You deserve better than you've had. I don't know how, but I really hope you will think of yourself much, much more this year. That doesn't mean being selfish - which I can't imagine you would ever be - but it does mean not beating yourself up about things. You have achieved an enormous amount, even if you've not been recognised for it. And you've shown great skills, as well, and they should be able to earn you a decent income if you can find a way to select the activities that will carry you forward.

You deserve success and happiness this year and I do hope you will find it.

Thank you so much for sharing your story. Quite amazing.

Jean said...

Thank you for sharing this interesting, moving and inspirational story. I came here via Nicola's blog-birthday party and will definitely be coming here again.

Nora Nadjarian said...

Hi Cat
What a story.
Nice to meet you (through Nicola Morgan)
Nora (Cyprus)

Go away google said...

What impressive dedication! Compared to the obstacles you hurled yourself at for years, the much-vaunted difficulty of getting a book published looks very small fry indeed.

It's clearly time you had an ambition just for yourself, and best of luck with that one.

Nicola Slade said...

Cat, that sounds like a publishable memoir in the making! The absolute antithesis of the 'misery memoir' because it's such an inspiring record of one woman's perseverance. And surely all that effort, all those letters, gradually impinged on people? Made them think?
Things (we hope) are different nowadays and surely improving? Would it be worth sounding out a publisher?

Dropped over from the party with greetings from my moggies: Blind Dylan (nearly 17) and Fat Ed (10 yrs old and weighs over 14lb!)

Jo Treggiari said...

I agree with what others have written here. Such tenacity and perseverance, and you're obviously an accomplished writer, so get cracking on that book. Good luck!

Jen Campbell said...

Cat, it was a pleasure to read your story. Having read your blog before, like Nicola, I didn't know these details and it was an incredibly moving read. You also put me to shame with your proactivity. I'm amazed by how much you have done.

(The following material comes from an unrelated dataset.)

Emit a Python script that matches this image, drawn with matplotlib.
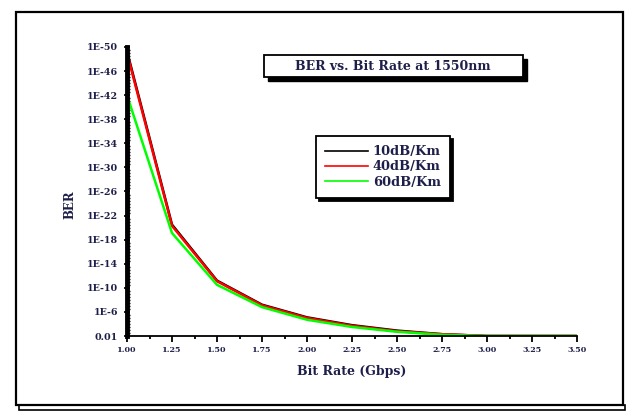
import matplotlib.pyplot as plt
from matplotlib.patches import Rectangle
from matplotlib.ticker import MultipleLocator

# bit rate (Gbps)
bit_rate = [1.00, 1.25, 1.50, 1.75, 2.00, 2.25, 2.50, 2.75, 3.00, 3.25, 3.50]

# BER, stored as -log10(BER)
ber_10db = [49.3, 20.5, 11.2, 7.2, 5.1, 3.8, 2.9, 2.3, 2.0, 2.0, 2.0]
ber_40db = [49.0, 20.3, 11.1, 7.1, 5.0, 3.7, 2.8, 2.3, 2.0, 2.0, 2.0]
ber_60db = [42.0, 19.1, 10.5, 6.8, 4.7, 3.5, 2.7, 2.2, 2.0, 2.0, 2.0]

series_names = ["10dB/Km", "40dB/Km", "60dB/Km"]
series_colors = ["black", "#ff0000", "#00ff00"]

xticks = [1.00, 1.25, 1.50, 1.75, 2.00, 2.25, 2.50, 2.75, 3.00, 3.25, 3.50]
yticks = [2, 6, 10, 14, 18, 22, 26, 30, 34, 38, 42, 46, 50]
ytick_labels = ["0.01", "1E-6", "1E-10", "1E-14", "1E-18", "1E-22", "1E-26",
                "1E-30", "1E-34", "1E-38", "1E-42", "1E-46", "1E-50"]

serif = "DejaVu Serif"
txt_col = "#1e1e4a"
W, H = 630, 412

fig = plt.figure(figsize=(6.3, 4.12), dpi=100)

def fx(px):
    return px / W

def fy(py):
    return 1 - py / H

# outer frame
fig.patches.append(Rectangle((fx(16), fy(405)), fx(607), 393 / H, transform=fig.transFigure,
                             fill=False, ec="black", lw=1.6))
fig.patches.append(Rectangle((fx(19), fy(410)), fx(606), 5 / H, transform=fig.transFigure,
                             fill=False, ec="black", lw=1.2))

ax = fig.add_axes([fx(127), fy(336), fx(450), 289 / H])

for vals, name, col in zip([ber_10db, ber_40db, ber_60db], series_names, series_colors):
    ax.plot(bit_rate, vals, color=col, lw=1.8, label=name)

ax.set_xlim(1.0, 3.5)
ax.set_ylim(2, 50)
ax.set_xticks(xticks)
ax.set_xticklabels([f"{x:.2f}" for x in xticks])
ax.xaxis.set_minor_locator(MultipleLocator(0.125))
ax.set_yticks(yticks)
ax.set_yticklabels(ytick_labels)
ax.yaxis.set_minor_locator(MultipleLocator(0.5))

ax.spines["top"].set_visible(False)
ax.spines["right"].set_visible(False)
ax.spines["left"].set_linewidth(3.5)
ax.spines["bottom"].set_linewidth(1.3)

ax.tick_params(axis="x", which="major", direction="out", length=4, width=1.3, pad=3)
ax.tick_params(axis="x", which="minor", direction="out", length=2.5, width=1.3)
ax.tick_params(axis="y", which="major", direction="inout", length=5, width=1.2, pad=4)
ax.tick_params(axis="y", which="minor", direction="in", length=2.5, width=1.0)

for lbl in ax.get_xticklabels():
    lbl.set_fontsize(5.8)
for lbl in ax.get_yticklabels():
    lbl.set_fontsize(6.8)
for lbl in ax.get_xticklabels() + ax.get_yticklabels():
    lbl.set_fontfamily(serif)
    lbl.set_fontweight("bold")
    lbl.set_color(txt_col)

ax.set_xlabel("Bit Rate (Gbps)", family=serif, weight="bold", fontsize=9,
              color=txt_col, labelpad=8)
fig.text(fx(70), fy(205), "BER", family=serif, weight="bold", fontsize=8.5,
         color=txt_col, rotation=90, ha="center", va="center")

# title box with shadow
fig.patches.append(Rectangle((fx(268), fy(81)), fx(259), 22 / H, transform=fig.transFigure,
                             fc="black", ec="black", lw=1))
fig.patches.append(Rectangle((fx(264), fy(77)), fx(259), 22 / H, transform=fig.transFigure,
                             fc="white", ec="black", lw=1.3))
fig.text(fx(393), fy(66.5), "BER vs. Bit Rate at 1550nm", family=serif, weight="bold",
         fontsize=9, color=txt_col, ha="center", va="center")

leg = ax.legend(loc="upper left", bbox_to_anchor=(fx(316), fy(136)), bbox_transform=fig.transFigure,
                borderaxespad=0, fancybox=False, edgecolor="black", framealpha=1,
                shadow={"color": "black", "alpha": 1},
                prop={"family": serif, "weight": "bold", "size": 9.4},
                handlelength=3.3, handletextpad=0.35, labelspacing=0.18,
                borderpad=0.7)
leg.get_frame().set_linewidth(1.3)
for t in leg.get_texts():
    t.set_color(txt_col)
for ln in leg.get_lines():
    ln.set_linewidth(1.2)

fig.savefig("out.png", dpi=100)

Good luck for your writing, I have everything crossed xx

Michelle said...

What a good idea to share your life story on your blog! It really does help readers get a sense of who you are.

Ellen Brickley said...

Cat, I popped over from my blog, thanks for the comment :)

I just wanted to say how much I applaud and respect your determination, and I wish you the very best of luck with writing a book. Let us all know how it goes!